Source data:

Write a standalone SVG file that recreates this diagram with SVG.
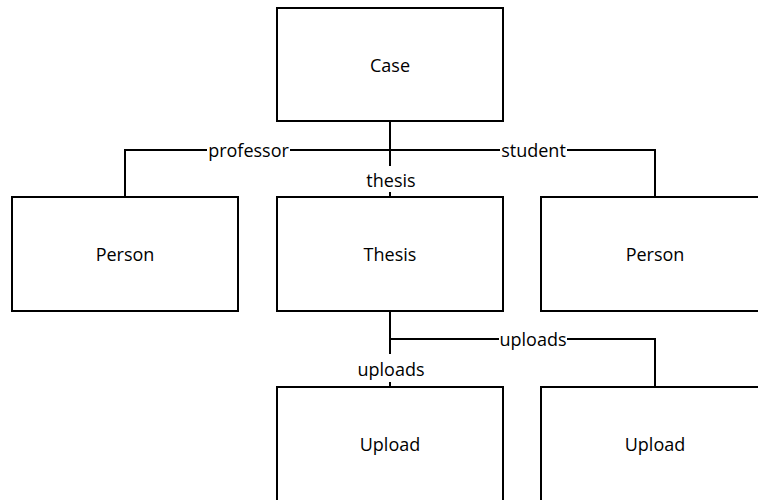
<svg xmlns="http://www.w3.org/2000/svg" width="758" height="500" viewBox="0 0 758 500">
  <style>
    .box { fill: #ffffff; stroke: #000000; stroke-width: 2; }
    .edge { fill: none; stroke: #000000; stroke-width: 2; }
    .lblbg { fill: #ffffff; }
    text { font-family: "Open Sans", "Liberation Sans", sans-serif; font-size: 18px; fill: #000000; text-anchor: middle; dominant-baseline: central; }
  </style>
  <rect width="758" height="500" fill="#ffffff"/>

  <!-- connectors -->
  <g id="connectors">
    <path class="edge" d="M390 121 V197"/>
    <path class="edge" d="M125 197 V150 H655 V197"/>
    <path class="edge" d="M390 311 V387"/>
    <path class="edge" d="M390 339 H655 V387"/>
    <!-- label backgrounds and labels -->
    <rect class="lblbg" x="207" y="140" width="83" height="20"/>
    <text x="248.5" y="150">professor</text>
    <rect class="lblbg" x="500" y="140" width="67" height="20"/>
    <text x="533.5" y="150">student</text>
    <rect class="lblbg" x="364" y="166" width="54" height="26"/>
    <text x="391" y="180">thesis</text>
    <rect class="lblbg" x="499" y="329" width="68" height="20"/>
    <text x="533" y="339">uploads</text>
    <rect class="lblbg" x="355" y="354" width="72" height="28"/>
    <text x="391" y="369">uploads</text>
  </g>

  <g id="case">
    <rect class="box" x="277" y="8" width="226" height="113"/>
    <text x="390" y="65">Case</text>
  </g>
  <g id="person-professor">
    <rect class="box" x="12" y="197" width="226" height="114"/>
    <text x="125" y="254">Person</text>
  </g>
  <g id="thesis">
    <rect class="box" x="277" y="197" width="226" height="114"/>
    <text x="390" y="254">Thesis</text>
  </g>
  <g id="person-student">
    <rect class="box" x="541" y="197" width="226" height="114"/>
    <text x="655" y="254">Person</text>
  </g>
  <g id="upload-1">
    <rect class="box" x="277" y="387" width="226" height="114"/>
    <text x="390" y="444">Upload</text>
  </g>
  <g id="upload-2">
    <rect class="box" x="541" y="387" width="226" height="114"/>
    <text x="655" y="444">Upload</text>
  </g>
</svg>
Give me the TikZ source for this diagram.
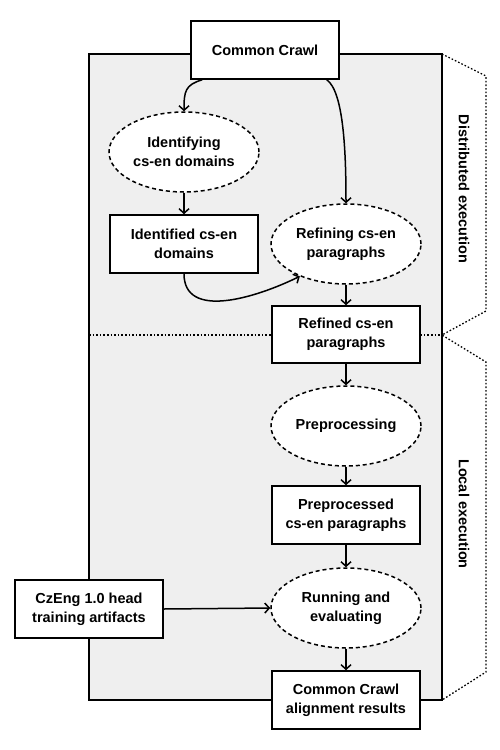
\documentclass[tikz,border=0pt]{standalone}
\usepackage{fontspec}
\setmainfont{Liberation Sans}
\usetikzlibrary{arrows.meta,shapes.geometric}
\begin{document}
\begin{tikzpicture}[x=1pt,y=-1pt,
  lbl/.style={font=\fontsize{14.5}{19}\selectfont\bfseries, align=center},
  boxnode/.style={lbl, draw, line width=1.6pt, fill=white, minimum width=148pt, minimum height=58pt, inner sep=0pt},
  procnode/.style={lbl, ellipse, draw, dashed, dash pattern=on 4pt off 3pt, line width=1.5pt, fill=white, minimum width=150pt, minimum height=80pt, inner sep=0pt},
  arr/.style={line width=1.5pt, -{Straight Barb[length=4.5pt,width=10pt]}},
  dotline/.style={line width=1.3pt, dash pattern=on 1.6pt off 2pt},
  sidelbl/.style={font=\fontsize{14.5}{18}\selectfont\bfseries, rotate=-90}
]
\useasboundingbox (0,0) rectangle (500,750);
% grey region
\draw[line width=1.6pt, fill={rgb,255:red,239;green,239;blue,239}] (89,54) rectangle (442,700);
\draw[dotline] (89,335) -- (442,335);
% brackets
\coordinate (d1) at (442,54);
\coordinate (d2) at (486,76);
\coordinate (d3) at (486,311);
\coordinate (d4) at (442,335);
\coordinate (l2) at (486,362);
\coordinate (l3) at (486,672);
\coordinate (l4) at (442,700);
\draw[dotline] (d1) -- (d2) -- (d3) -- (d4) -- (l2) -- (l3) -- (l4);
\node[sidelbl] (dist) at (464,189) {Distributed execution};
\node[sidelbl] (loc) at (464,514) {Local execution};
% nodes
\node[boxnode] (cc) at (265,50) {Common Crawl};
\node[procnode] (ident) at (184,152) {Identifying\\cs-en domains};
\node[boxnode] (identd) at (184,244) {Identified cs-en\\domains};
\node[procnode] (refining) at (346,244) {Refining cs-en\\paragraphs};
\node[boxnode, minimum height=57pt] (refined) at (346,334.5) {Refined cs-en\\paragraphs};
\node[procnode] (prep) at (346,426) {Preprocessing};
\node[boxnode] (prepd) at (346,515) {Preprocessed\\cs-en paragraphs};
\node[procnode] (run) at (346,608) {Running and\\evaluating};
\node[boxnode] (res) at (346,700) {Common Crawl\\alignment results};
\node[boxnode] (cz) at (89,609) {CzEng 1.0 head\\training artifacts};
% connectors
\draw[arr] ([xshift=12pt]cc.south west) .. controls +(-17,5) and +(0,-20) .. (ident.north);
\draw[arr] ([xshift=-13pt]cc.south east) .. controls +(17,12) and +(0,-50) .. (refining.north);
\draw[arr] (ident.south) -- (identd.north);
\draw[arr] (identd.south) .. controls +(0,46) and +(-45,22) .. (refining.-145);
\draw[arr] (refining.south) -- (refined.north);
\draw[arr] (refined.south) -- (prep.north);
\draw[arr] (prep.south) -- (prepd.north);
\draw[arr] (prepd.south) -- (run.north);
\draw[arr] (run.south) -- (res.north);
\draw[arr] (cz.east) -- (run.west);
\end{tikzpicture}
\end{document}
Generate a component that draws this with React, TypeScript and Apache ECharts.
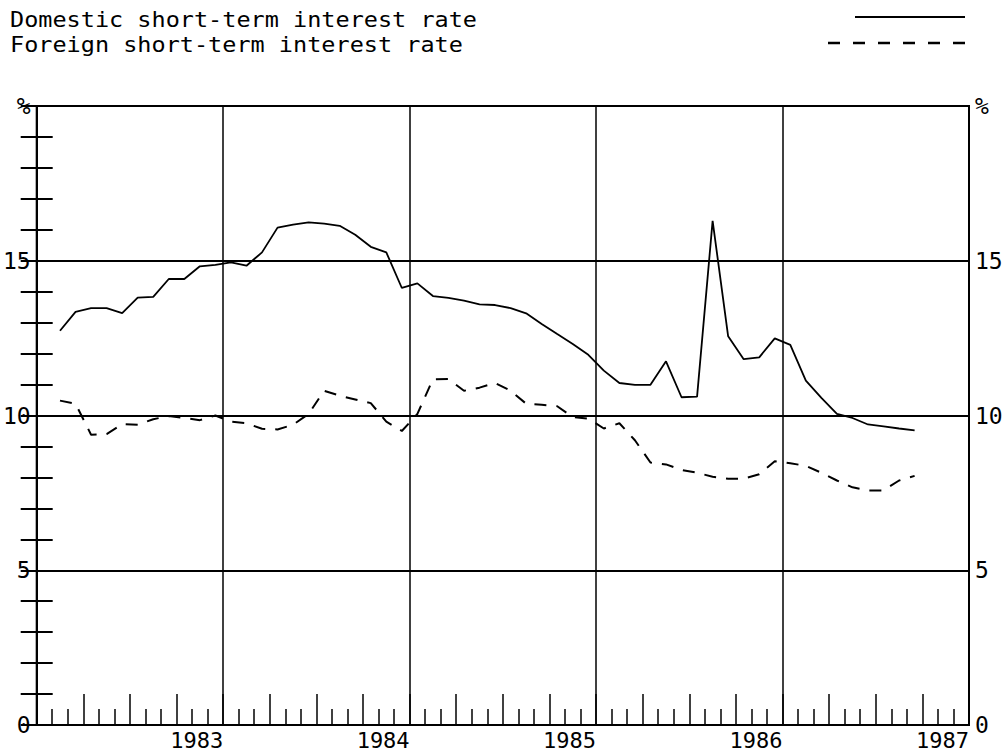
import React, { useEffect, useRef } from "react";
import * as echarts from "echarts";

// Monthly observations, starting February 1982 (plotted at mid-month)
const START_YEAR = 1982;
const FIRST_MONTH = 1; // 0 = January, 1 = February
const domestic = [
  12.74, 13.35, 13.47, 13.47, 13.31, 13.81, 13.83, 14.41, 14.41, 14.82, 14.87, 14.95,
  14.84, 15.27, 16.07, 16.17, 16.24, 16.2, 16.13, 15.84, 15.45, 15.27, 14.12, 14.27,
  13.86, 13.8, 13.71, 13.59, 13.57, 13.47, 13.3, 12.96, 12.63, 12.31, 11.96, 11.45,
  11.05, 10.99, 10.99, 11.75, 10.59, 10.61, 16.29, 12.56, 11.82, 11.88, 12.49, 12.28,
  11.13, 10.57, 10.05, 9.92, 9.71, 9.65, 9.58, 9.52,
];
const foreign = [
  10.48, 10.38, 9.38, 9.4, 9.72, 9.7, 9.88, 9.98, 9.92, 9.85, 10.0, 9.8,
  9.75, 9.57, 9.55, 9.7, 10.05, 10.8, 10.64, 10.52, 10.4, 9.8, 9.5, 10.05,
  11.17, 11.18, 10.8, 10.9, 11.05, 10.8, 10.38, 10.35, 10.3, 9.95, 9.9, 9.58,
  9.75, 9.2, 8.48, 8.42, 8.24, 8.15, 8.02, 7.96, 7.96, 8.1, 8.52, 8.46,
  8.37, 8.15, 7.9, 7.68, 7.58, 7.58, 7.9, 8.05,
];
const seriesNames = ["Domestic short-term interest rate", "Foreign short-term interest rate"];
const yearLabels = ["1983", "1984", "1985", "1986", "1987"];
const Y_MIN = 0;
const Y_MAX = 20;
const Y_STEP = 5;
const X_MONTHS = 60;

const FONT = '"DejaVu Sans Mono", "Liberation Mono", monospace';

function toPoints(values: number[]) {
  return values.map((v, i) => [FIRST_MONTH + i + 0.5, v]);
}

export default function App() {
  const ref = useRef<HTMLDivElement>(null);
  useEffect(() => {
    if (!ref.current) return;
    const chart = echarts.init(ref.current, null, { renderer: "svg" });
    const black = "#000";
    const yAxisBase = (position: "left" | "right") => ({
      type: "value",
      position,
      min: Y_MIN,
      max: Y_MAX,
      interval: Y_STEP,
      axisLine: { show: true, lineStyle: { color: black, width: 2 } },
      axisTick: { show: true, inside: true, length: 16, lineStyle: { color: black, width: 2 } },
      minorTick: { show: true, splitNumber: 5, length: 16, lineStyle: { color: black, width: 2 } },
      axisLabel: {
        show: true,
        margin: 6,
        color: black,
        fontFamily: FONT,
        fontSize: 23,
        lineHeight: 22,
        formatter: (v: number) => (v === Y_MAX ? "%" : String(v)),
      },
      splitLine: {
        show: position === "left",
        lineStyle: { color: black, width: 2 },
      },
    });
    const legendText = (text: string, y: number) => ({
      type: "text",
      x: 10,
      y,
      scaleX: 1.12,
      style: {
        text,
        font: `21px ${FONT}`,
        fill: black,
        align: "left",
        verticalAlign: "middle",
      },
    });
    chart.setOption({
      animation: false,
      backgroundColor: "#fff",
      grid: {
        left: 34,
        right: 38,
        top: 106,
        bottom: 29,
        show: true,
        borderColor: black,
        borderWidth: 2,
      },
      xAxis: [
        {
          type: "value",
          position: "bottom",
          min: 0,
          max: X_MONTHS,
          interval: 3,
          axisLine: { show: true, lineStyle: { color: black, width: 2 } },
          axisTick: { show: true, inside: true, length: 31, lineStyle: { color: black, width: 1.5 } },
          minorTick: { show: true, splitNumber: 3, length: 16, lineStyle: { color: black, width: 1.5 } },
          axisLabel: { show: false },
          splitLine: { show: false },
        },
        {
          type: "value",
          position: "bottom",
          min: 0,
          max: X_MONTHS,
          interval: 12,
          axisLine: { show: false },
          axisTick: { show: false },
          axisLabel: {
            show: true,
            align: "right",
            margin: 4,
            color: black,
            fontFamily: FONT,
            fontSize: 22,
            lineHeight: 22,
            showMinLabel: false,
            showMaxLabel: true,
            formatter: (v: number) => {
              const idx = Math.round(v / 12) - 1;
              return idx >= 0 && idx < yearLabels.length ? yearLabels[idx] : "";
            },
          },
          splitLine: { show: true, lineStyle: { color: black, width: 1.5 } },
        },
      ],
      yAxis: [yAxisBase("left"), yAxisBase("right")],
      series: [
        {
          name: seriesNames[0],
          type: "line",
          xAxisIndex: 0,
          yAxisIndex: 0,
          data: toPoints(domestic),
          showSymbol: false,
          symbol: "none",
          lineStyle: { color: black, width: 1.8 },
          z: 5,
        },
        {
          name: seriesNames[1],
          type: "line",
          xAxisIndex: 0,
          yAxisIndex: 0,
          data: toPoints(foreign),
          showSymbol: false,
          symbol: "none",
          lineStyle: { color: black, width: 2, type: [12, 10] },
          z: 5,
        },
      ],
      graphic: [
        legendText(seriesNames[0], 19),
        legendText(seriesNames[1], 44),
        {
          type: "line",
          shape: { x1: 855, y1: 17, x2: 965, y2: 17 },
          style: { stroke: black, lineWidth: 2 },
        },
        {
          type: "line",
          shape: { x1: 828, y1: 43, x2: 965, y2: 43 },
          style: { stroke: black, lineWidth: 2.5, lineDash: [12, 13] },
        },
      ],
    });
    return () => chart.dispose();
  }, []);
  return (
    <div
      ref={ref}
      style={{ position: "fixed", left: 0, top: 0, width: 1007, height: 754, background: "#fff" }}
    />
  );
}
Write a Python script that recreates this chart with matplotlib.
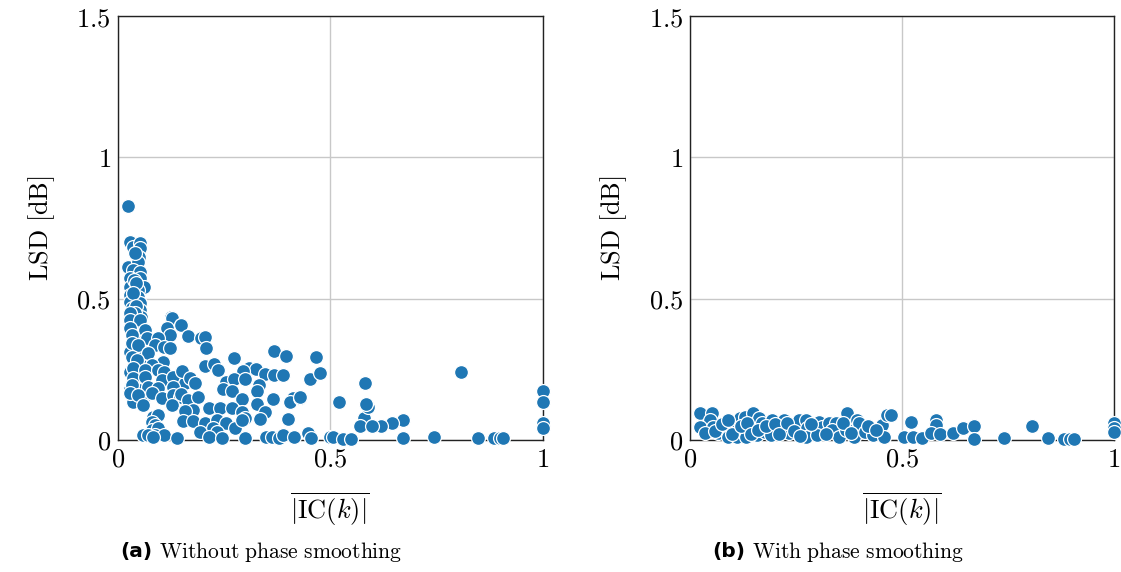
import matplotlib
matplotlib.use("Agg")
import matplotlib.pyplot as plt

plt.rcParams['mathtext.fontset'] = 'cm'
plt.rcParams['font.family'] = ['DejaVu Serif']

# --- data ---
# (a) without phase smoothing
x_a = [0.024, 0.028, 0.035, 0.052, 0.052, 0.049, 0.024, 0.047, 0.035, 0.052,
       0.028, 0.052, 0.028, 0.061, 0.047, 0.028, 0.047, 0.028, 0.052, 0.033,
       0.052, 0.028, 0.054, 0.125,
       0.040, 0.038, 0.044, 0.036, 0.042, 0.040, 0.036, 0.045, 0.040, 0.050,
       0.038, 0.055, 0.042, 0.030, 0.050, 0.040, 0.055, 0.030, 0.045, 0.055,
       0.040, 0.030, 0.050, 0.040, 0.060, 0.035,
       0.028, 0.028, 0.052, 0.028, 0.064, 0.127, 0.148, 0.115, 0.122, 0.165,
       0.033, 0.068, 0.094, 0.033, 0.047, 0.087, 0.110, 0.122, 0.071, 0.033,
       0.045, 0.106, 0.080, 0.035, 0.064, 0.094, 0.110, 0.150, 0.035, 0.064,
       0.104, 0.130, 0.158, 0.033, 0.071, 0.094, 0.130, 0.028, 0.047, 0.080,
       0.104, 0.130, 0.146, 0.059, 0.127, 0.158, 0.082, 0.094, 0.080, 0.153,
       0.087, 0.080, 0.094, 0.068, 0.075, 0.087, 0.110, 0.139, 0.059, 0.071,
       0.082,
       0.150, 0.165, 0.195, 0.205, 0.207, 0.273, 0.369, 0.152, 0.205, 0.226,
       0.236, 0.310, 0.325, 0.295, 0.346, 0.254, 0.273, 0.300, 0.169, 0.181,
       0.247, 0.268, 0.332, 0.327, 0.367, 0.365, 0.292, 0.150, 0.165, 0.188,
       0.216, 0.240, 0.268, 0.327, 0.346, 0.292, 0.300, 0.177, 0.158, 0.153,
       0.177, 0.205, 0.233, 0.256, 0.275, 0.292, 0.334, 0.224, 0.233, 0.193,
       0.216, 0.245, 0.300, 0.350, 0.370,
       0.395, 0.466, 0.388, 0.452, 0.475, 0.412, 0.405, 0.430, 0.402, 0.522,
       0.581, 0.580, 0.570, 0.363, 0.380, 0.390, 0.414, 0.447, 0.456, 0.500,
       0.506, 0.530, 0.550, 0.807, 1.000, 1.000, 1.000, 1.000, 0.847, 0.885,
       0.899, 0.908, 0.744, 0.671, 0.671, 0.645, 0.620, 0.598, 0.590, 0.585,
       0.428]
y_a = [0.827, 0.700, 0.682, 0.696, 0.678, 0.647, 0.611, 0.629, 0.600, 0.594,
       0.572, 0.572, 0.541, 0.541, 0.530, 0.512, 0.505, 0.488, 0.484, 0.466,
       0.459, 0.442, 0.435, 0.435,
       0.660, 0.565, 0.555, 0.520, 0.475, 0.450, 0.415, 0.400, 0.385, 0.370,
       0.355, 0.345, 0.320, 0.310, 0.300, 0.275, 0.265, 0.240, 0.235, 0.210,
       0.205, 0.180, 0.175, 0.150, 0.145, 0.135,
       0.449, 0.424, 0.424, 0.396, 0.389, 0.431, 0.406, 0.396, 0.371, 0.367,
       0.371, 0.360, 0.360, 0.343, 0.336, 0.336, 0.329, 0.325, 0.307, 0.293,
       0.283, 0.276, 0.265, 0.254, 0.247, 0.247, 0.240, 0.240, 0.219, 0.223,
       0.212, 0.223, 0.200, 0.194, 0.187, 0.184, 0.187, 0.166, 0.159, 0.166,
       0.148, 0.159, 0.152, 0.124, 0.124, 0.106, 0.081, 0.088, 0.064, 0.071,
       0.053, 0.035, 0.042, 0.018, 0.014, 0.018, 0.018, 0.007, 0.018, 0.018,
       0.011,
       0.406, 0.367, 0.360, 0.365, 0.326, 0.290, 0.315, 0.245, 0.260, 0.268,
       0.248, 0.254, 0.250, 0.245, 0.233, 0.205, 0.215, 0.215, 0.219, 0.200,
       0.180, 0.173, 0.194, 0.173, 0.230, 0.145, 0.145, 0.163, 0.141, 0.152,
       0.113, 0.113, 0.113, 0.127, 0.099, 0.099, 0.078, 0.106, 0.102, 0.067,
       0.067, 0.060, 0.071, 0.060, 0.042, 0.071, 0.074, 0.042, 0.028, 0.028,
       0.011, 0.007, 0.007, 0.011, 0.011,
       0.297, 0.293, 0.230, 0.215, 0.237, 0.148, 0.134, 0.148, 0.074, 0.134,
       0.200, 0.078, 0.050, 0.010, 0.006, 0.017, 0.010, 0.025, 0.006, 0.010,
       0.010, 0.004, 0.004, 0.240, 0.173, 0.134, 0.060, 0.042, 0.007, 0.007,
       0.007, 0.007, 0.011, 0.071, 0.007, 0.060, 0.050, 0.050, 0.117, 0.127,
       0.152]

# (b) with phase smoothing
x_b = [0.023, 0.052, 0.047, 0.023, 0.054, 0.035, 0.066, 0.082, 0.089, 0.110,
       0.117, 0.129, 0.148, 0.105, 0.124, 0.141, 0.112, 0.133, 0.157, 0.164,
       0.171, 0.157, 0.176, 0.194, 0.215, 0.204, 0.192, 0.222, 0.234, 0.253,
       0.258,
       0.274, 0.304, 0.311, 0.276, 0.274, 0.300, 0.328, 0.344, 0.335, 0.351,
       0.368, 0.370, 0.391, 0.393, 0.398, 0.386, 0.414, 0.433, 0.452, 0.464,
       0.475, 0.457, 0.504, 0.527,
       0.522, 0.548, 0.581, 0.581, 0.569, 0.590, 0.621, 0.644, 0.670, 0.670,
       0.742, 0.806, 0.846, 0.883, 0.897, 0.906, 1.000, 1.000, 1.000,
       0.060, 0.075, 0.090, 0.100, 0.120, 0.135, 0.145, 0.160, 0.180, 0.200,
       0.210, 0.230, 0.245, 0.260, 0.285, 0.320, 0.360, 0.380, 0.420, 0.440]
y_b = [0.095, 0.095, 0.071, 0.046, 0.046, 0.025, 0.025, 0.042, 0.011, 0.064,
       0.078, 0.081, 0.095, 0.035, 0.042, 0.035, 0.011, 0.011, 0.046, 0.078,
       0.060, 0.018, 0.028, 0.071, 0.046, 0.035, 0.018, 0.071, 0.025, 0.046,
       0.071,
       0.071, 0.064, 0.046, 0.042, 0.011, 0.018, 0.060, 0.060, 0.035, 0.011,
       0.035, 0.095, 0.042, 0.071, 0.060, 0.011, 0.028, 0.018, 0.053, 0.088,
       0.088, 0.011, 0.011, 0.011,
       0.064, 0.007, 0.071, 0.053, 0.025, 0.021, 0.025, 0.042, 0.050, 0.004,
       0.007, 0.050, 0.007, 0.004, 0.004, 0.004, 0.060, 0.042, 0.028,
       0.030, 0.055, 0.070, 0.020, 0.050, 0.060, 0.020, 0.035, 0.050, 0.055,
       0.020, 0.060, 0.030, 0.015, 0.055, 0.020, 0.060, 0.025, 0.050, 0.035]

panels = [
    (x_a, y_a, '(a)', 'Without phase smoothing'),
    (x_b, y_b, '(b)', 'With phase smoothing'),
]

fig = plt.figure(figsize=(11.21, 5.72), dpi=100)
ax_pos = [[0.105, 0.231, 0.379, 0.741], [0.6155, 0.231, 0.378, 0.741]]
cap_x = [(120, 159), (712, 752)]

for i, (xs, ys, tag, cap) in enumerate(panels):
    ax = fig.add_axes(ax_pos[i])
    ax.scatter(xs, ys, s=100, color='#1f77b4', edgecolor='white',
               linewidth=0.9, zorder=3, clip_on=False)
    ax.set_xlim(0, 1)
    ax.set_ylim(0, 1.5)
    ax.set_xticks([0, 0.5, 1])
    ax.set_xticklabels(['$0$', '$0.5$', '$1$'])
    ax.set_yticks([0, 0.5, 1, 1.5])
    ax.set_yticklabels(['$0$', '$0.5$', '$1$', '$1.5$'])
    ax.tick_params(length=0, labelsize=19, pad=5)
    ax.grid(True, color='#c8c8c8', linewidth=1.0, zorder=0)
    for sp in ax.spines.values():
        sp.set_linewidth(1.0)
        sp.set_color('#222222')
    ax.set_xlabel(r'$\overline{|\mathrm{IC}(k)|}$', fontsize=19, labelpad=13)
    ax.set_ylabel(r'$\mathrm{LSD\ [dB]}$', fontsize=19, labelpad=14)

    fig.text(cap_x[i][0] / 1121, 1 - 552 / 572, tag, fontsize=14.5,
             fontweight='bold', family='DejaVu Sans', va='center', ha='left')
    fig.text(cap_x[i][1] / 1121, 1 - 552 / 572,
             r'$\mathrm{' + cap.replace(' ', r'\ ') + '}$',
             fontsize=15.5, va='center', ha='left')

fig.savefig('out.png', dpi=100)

What the task requires: Make an exact copy of the lines from the one with "Write a Python" through the one with "plt.rcParams['font.family'] = ['DejaVu", both ends in, and nothing else. Drop every picture.

Written solution:
Write a Python script that recreates this chart with matplotlib.
import matplotlib
matplotlib.use("Agg")
import matplotlib.pyplot as plt

plt.rcParams['mathtext.fontset'] = 'cm'
plt.rcParams['font.family'] = ['DejaVu Serif']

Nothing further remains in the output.